** Begin **
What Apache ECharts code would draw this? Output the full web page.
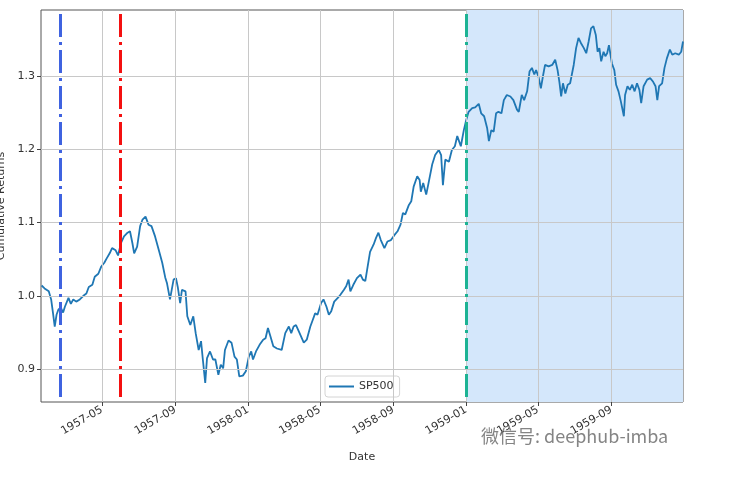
<!DOCTYPE html>
<html>
<head>
<meta charset="utf-8">
<script src="https://cdn.jsdelivr.net/npm/echarts@6/dist/echarts.min.js"></script>
<style>
html,body{margin:0;padding:0;background:#fff;}
#chart{width:749px;height:478px;}
</style>
</head>
<body>
<div id="chart"></div>
<script>
// ---- data ----
// days counted from BASE_DATE for each observation of the SP500 cumulative return
var BASE_DATE = '1957-01-01';
var dayOffsets = [
 19,24,27,31,35,38,41,44,47,51,55,58,64,68,72,77,83,89,94,98,104,108,114,119,124,128,133,137,143,147,
 152,157,163,167,171,174,179,184,188,193,198,203,209,215,221,226,229,234,240,244,247,251,254,260,263,268,273,277,282,286,
 289,293,296,301,306,310,315,319,323,326,332,337,342,346,350,356,361,366,370,373,378,384,390,394,398,402,407,413,421,427,
 433,437,441,445,451,458,463,469,473,477,481,487,491,496,500,504,509,515,519,525,529,533,536,541,547,553,557,561,565,569,
 575,579,583,587,593,598,604,610,615,620,624,628,634,638,642,648,652,654,658,663,667,673,678,684,688,691,695,701,706,711,
 715,718,721,726,730,734,740,745,751,755,760,765,768,772,776,780,784,789,793,798,804,809,815,818,823,827,832,836,840,844,
 847,851,855,859,862,868,874,879,883,886,889,892,896,900,904,910,914,918,922,927,931,935,939,943,947,950,953,956,960,963,
 966,969,971,974,978,981,985,989,994,996,1000,1004,1008,1012,1016,1020,1023,1027,1033,1038,1043,1047,1050,1053,1058,1062,1066,1071,1075,1080,
 1086,1090,1093
];
var cumReturns = [
 1.014,1.010,1.012,1.006,0.995,0.977,0.958,0.974,0.981,0.984,0.977,0.985,0.997,0.989,0.995,0.992,0.995,1.000,1.003,1.012,1.015,1.026,1.030,1.040,1.045,1.051,1.058,1.065,1.062,1.055,
 1.072,1.081,1.086,1.088,1.072,1.058,1.067,1.095,1.104,1.108,1.097,1.095,1.081,1.063,1.045,1.025,1.017,0.995,1.022,1.024,1.012,0.990,1.008,1.006,0.972,0.960,0.972,0.949,0.926,0.938,
 0.913,0.881,0.915,0.924,0.913,0.913,0.892,0.906,0.901,0.926,0.939,0.936,0.917,0.913,0.890,0.891,0.897,0.917,0.924,0.913,0.924,0.933,0.940,0.942,0.956,0.945,0.931,0.928,0.926,0.949,
 0.958,0.949,0.958,0.960,0.949,0.936,0.940,0.958,0.967,0.976,0.974,0.990,0.995,0.985,0.974,0.979,0.992,0.997,1.001,1.008,1.013,1.022,1.006,1.015,1.024,1.029,1.022,1.020,1.040,1.060,
 1.070,1.079,1.086,1.076,1.065,1.074,1.076,1.083,1.088,1.097,1.113,1.111,1.124,1.129,1.149,1.163,1.158,1.142,1.154,1.138,1.154,1.179,1.192,1.199,1.192,1.151,1.186,1.183,1.199,1.204,
 1.218,1.211,1.204,1.226,1.240,1.251,1.256,1.257,1.262,1.249,1.245,1.229,1.211,1.226,1.224,1.249,1.251,1.249,1.267,1.274,1.272,1.267,1.254,1.251,1.274,1.267,1.279,1.306,1.311,1.302,
 1.308,1.299,1.283,1.302,1.315,1.313,1.315,1.322,1.308,1.292,1.272,1.290,1.276,1.288,1.290,1.315,1.338,1.352,1.345,1.338,1.331,1.347,1.365,1.368,1.356,1.333,1.338,1.320,1.333,1.327,
 1.331,1.342,1.342,1.317,1.308,1.288,1.279,1.265,1.245,1.274,1.286,1.281,1.288,1.279,1.290,1.281,1.263,1.286,1.295,1.297,1.292,1.286,1.267,1.286,1.290,1.311,1.324,1.336,1.329,1.331,
 1.329,1.333,1.347
];
var seriesName = 'SP500';
var xTickDates = ['1957-05-01','1957-09-01','1958-01-01','1958-05-01','1958-09-01','1959-01-01','1959-05-01','1959-09-01'];
var yTicks = [0.9, 1.0, 1.1, 1.2, 1.3];
var xRange = ['1957-01-19', '1959-12-30'];
var yRange = [0.855, 1.39];
var vLineDates = ['1957-02-20', '1957-05-31', '1959-01-01'];
var vLineColors = ['#3f63e0', '#f41010', '#1db394'];
var shadeRange = ['1959-01-01', '1959-12-30'];
var xLabel = 'Date';
var yLabel = 'Cumulative Returns';
var watermark = '微信号: deephub-imba';

// ---- helpers ----
function ts(s){ var p = s.split('-'); return Date.UTC(+p[0], +p[1]-1, +p[2]); }
var base = ts(BASE_DATE);
var seriesData = dayOffsets.map(function(d, i){ return [base + d*86400000, cumReturns[i]]; });
var xTicks = xTickDates.map(ts);
function fmt(v){ var d = new Date(v); var m = d.getUTCMonth()+1; return d.getUTCFullYear() + '-' + (m<10?'0':'') + m; }

var font = 'DejaVu Sans';
var chart = echarts.init(document.getElementById('chart'), null, {renderer:'canvas'});
chart.setOption({
  animation: false,
  backgroundColor: '#fff',
  grid: {left: 41, right: 66, top: 10, bottom: 76, containLabel: false, outerBoundsMode: 'none',
         show: true, borderColor: '#555', borderWidth: 1, backgroundColor: 'transparent'},
  legend: {
    data: [seriesName], left: 325, top: 376, padding: [5, 6, 5, 4],
    backgroundColor: '#fff', borderColor: '#d4d4d4', borderWidth: 1, borderRadius: 3,
    icon: 'rect', itemWidth: 25, itemHeight: 2,
    textStyle: {fontFamily: font, fontSize: 11, color: '#333'}
  },
  xAxis: {
    type: 'value', min: ts(xRange[0]), max: ts(xRange[1]),
    name: xLabel, nameLocation: 'middle', nameGap: 50,
    nameTextStyle: {fontFamily: font, fontSize: 11, color: '#333'},
    axisLine: {show: false},
    axisTick: {show: true, customValues: xTicks, length: 4, lineStyle: {color: '#444'}},
    axisLabel: {customValues: xTicks, rotate: 30, margin: 7, fontFamily: font, fontSize: 11, color: '#333', formatter: fmt, hideOverlap: false},
    splitLine: {show: false}
  },
  yAxis: {
    type: 'value', min: yRange[0], max: yRange[1],
    name: yLabel, nameLocation: 'middle', nameGap: 33, nameRotate: 90,
    nameTextStyle: {fontFamily: font, fontSize: 11, color: '#333'},
    axisLine: {show: false},
    axisTick: {show: true, customValues: yTicks, length: 4, lineStyle: {color: '#444'}},
    axisLabel: {customValues: yTicks, margin: 6, fontFamily: font, fontSize: 11, color: '#333', formatter: function(v){ return v.toFixed(1); }},
    splitLine: {show: false}
  },
  series: [
    {
      type: 'line', data: [], z: 1, silent: true,
      markArea: {silent: true, itemStyle: {color: '#d4e7fb'}, data: [[{xAxis: ts(shadeRange[0])}, {xAxis: ts(shadeRange[1])}]]}
    },
    {
      type: 'line', data: [], z: 1, silent: true,
      markLine: {
        silent: true, symbol: ['none','none'], label: {show: false},
        lineStyle: {color: '#c8c8c8', width: 1, type: 'solid'},
        data: xTicks.map(function(t){ return {xAxis: t}; }).concat(yTicks.map(function(v){ return {yAxis: v}; }))
      }
    },
    {
      name: seriesName, type: 'line', data: seriesData, z: 3,
      showSymbol: false, symbol: 'none',
      lineStyle: {color: '#1f77b4', width: 1.8}, itemStyle: {color: '#1f77b4'}
    },
    {
      type: 'line', data: [], z: 4, silent: true,
      markLine: {
        silent: true, symbol: ['none','none'], label: {show: false},
        data: vLineDates.map(function(d, i){ return {xAxis: ts(d), lineStyle: {color: vLineColors[i], width: 3, type: [23, 5, 3, 5], dashOffset: -5}}; })
      }
    }
  ],
  graphic: [
    {type: 'text', left: 481, top: 427, silent: true, z: 100,
     style: {text: watermark, fontFamily: 'Noto Sans CJK SC', fontSize: 18, fill: 'rgba(110,110,110,0.85)'}}
  ]
});
</script>
</body>
</html>
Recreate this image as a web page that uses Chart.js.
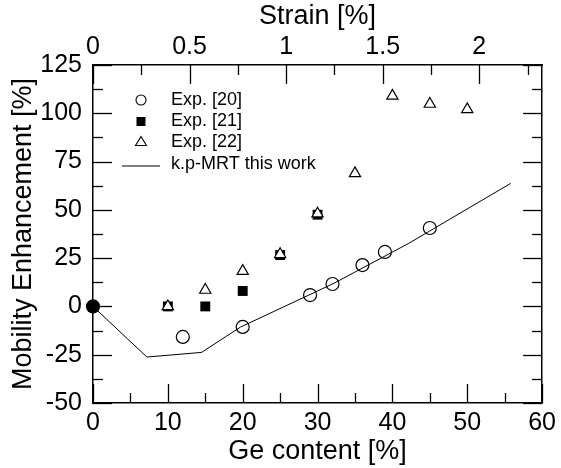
<!DOCTYPE html>
<html>
<head>
<meta charset="utf-8">
<script src="https://cdn.jsdelivr.net/npm/chart.js"></script>
<style>
  html, body { margin: 0; padding: 0; background: #fff; }
  #wrap { width: 561px; height: 468px; }
</style>
</head>
<body>
<div id="wrap"><canvas id="myGrafic" width="561" height="468"></canvas></div>
<script>
Chart.defaults.font.family = "'Liberation Sans', Arial, Helvetica, sans-serif";
Chart.defaults.color = '#000';

// Ge content [%] vs mobility enhancement [%]
const exp20Ge = [0, 12, 20, 29, 32, 36, 39, 45];
const exp20Val = [0, -15.8, -10.6, 5.9, 11.6, 21.4, 28.2, 40.6];

const exp21Ge = [0, 10, 15, 20, 25, 30];
const exp21Val = [0, 0, 0, 8, 26.6, 47.5];

const exp22Ge = [10, 15, 20, 25, 30, 35, 40, 45, 50];
const exp22Val = [0, 8.5, 18.3, 27, 48, 68.9, 109, 104.8, 102];

const modelGe = [0, 7.2, 14.5, 19.7, 32.2, 42.2, 55.8];
const modelVal = [0, -26.2, -23.8, -10.7, 12, 32.7, 63.7];

const geTicks = [0, 10, 20, 30, 40, 50, 60];
const enhTicks = [-50, -25, 0, 25, 50, 75, 100, 125];
const strainTicks = [0, 0.5, 1, 1.5, 2];
const strainMax = 2.325; // strain at 60 % Ge

const toXY = (xs, ys) => xs.map((x, i) => ({ x: x, y: ys[i] }));
const setTicks = list => scale => { scale.ticks = list.map(v => ({ value: v })); };

const tickFont = { size: 25 };
const titleFont = { size: 27 };
const border = { display: true, color: '#000', width: 1.5 };

// inward tick marks, major + minor, on all four sides
const inTicks = {
  id: 'inTicks',
  afterDraw(chart) {
    const { ctx, chartArea: a, scales } = chart;
    ctx.save();
    ctx.strokeStyle = '#000';
    ctx.lineWidth = 1.3;
    const mark = (scale, major, step, max) => {
      const minor = major.map(v => v + step / 2).filter(v => v < max);
      [[major, 19], [minor, 10]].forEach(([vals, len]) => {
        vals.forEach(v => {
          const p = Math.round(scale.getPixelForValue(v)) + 0.5;
          ctx.beginPath();
          if (scale.position === 'bottom') { ctx.moveTo(p, a.bottom); ctx.lineTo(p, a.bottom - len); }
          if (scale.position === 'top') { ctx.moveTo(p, a.top); ctx.lineTo(p, a.top + len); }
          if (scale.position === 'left') { ctx.moveTo(a.left, p); ctx.lineTo(a.left + len, p); }
          if (scale.position === 'right') { ctx.moveTo(a.right, p); ctx.lineTo(a.right - len, p); }
          ctx.stroke();
        });
      });
    };
    mark(scales.x, geTicks, 10, 60);
    mark(scales.x2, strainTicks, 0.5, strainMax);
    mark(scales.y, enhTicks, 25, 125);
    mark(scales.y2, enhTicks, 25, 125);
    ctx.restore();
  }
};

// legend box inside the plot
const legendBox = {
  id: 'legendBox',
  afterDraw(chart) {
    const ctx = chart.ctx;
    ctx.save();
    ctx.strokeStyle = '#000';
    ctx.lineWidth = 1.1;
    ctx.font = "18px 'Liberation Sans', Arial, sans-serif";
    ctx.textBaseline = 'middle';
    ctx.fillStyle = '#000';
    const mx = 141, tx = 171;
    // circle
    ctx.beginPath(); ctx.arc(mx, 100, 5, 0, Math.PI * 2); ctx.fillStyle = '#fff'; ctx.fill(); ctx.stroke();
    // square
    ctx.fillStyle = '#000'; ctx.fillRect(mx - 4.5, 117, 9, 9);
    // triangle
    ctx.beginPath(); ctx.moveTo(mx, 136.5); ctx.lineTo(mx + 5.5, 145.5); ctx.lineTo(mx - 5.5, 145.5); ctx.closePath();
    ctx.fillStyle = '#fff'; ctx.fill(); ctx.stroke();
    // line
    ctx.beginPath(); ctx.moveTo(122, 166); ctx.lineTo(160, 166); ctx.stroke();
    ctx.fillStyle = '#000';
    ctx.fillText('Exp. [20]', tx, 100);
    ctx.fillText('Exp. [21]', tx, 121);
    ctx.fillText('Exp. [22]', tx, 142);
    ctx.fillText('k.p-MRT this work', tx, 164);
    ctx.restore();
  }
};

const mainGrafic = document.getElementById('myGrafic');

new Chart(mainGrafic, {
  type: 'scatter',
  data: {
    datasets: [{
      type: 'line',
      data: toXY(modelGe, modelVal),
      borderColor: '#000',
      borderWidth: 1,
      pointRadius: 0,
      tension: 0,
      fill: false,
      clip: false,
      order: 4,
    }, {
      data: toXY(exp21Ge, exp21Val),
      pointStyle: 'rect',
      pointRadius: 7,
      backgroundColor: '#000',
      borderColor: '#000',
      borderWidth: 0,
      clip: false,
      order: 3,
    }, {
      data: toXY(exp22Ge, exp22Val),
      pointStyle: 'triangle',
      pointRadius: 6.5,
      backgroundColor: '#fff',
      borderColor: '#000',
      borderWidth: 1.2,
      clip: false,
      order: 2,
    }, {
      data: toXY(exp20Ge, exp20Val),
      pointStyle: 'circle',
      pointRadius: 6.5,
      backgroundColor: exp20Ge.map(g => g === 0 ? '#000' : 'rgba(255,255,255,0)'),
      borderColor: '#000',
      borderWidth: 1.2,
      clip: false,
      order: 1,
    }]
  },
  options: {
    responsive: false,
    animation: false,
    devicePixelRatio: 1,
    layout: { padding: 0 },
    elements: { point: { hoverRadius: 6.5 } },
    scales: {
      x: {
        type: 'linear', position: 'bottom', min: 0, max: 60,
        afterBuildTicks: setTicks(geTicks),
        afterFit: s => { s.height = 65; },
        grid: { display: false, drawTicks: false },
        border: border,
        ticks: { font: tickFont, padding: 5, maxRotation: 0, callback: v => String(v) },
        title: { display: true, text: 'Ge content [%]', font: titleFont, padding: 0 },
      },
      x2: {
        type: 'linear', position: 'top', min: 0, max: strainMax,
        afterBuildTicks: setTicks(strainTicks),
        afterFit: s => { s.height = 65; },
        grid: { display: false, drawTicks: false },
        border: border,
        ticks: { font: tickFont, padding: 3, maxRotation: 0, callback: v => String(v) },
        title: { display: true, text: 'Strain [%]', font: titleFont, padding: 0 },
      },
      y: {
        type: 'linear', position: 'left', min: -50, max: 125,
        afterBuildTicks: setTicks(enhTicks),
        afterFit: s => { s.width = 93; },
        grid: { display: false, drawTicks: false },
        border: border,
        ticks: { font: tickFont, padding: 11, callback: v => String(v) },
        title: { display: true, text: 'Mobility Enhancement [%]', font: titleFont, padding: { top: 7, bottom: 0 } },
      },
      y2: {
        type: 'linear', position: 'right', min: -50, max: 125,
        afterBuildTicks: setTicks(enhTicks),
        afterFit: s => { s.width = 17; },
        grid: { display: false, drawTicks: false },
        border: border,
        ticks: { display: false },
      },
    },
    plugins: {
      legend: { display: false },
      tooltip: { enabled: false },
    }
  },
  plugins: [inTicks, legendBox]
});
</script>
</body>
</html>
** End **
**Work required:** Omit the pictures. Extract exactly the lines that begin with the one holding "Recreate this image" and end with the one holding "const setTicks = list", inclusive.

**Exercise result:**
Recreate this image as a web page that uses Chart.js.
<!DOCTYPE html>
<html>
<head>
<meta charset="utf-8">
<script src="https://cdn.jsdelivr.net/npm/chart.js"></script>
<style>
  html, body { margin: 0; padding: 0; background: #fff; }
  #wrap { width: 561px; height: 468px; }
</style>
</head>
<body>
<div id="wrap"><canvas id="myGrafic" width="561" height="468"></canvas></div>
<script>
Chart.defaults.font.family = "'Liberation Sans', Arial, Helvetica, sans-serif";
Chart.defaults.color = '#000';

// Ge content [%] vs mobility enhancement [%]
const exp20Ge = [0, 12, 20, 29, 32, 36, 39, 45];
const exp20Val = [0, -15.8, -10.6, 5.9, 11.6, 21.4, 28.2, 40.6];

const exp21Ge = [0, 10, 15, 20, 25, 30];
const exp21Val = [0, 0, 0, 8, 26.6, 47.5];

const exp22Ge = [10, 15, 20, 25, 30, 35, 40, 45, 50];
const exp22Val = [0, 8.5, 18.3, 27, 48, 68.9, 109, 104.8, 102];

const modelGe = [0, 7.2, 14.5, 19.7, 32.2, 42.2, 55.8];
const modelVal = [0, -26.2, -23.8, -10.7, 12, 32.7, 63.7];

const geTicks = [0, 10, 20, 30, 40, 50, 60];
const enhTicks = [-50, -25, 0, 25, 50, 75, 100, 125];
const strainTicks = [0, 0.5, 1, 1.5, 2];
const strainMax = 2.325; // strain at 60 % Ge

const toXY = (xs, ys) => xs.map((x, i) => ({ x: x, y: ys[i] }));
const setTicks = list => scale => { scale.ticks = list.map(v => ({ value: v })); };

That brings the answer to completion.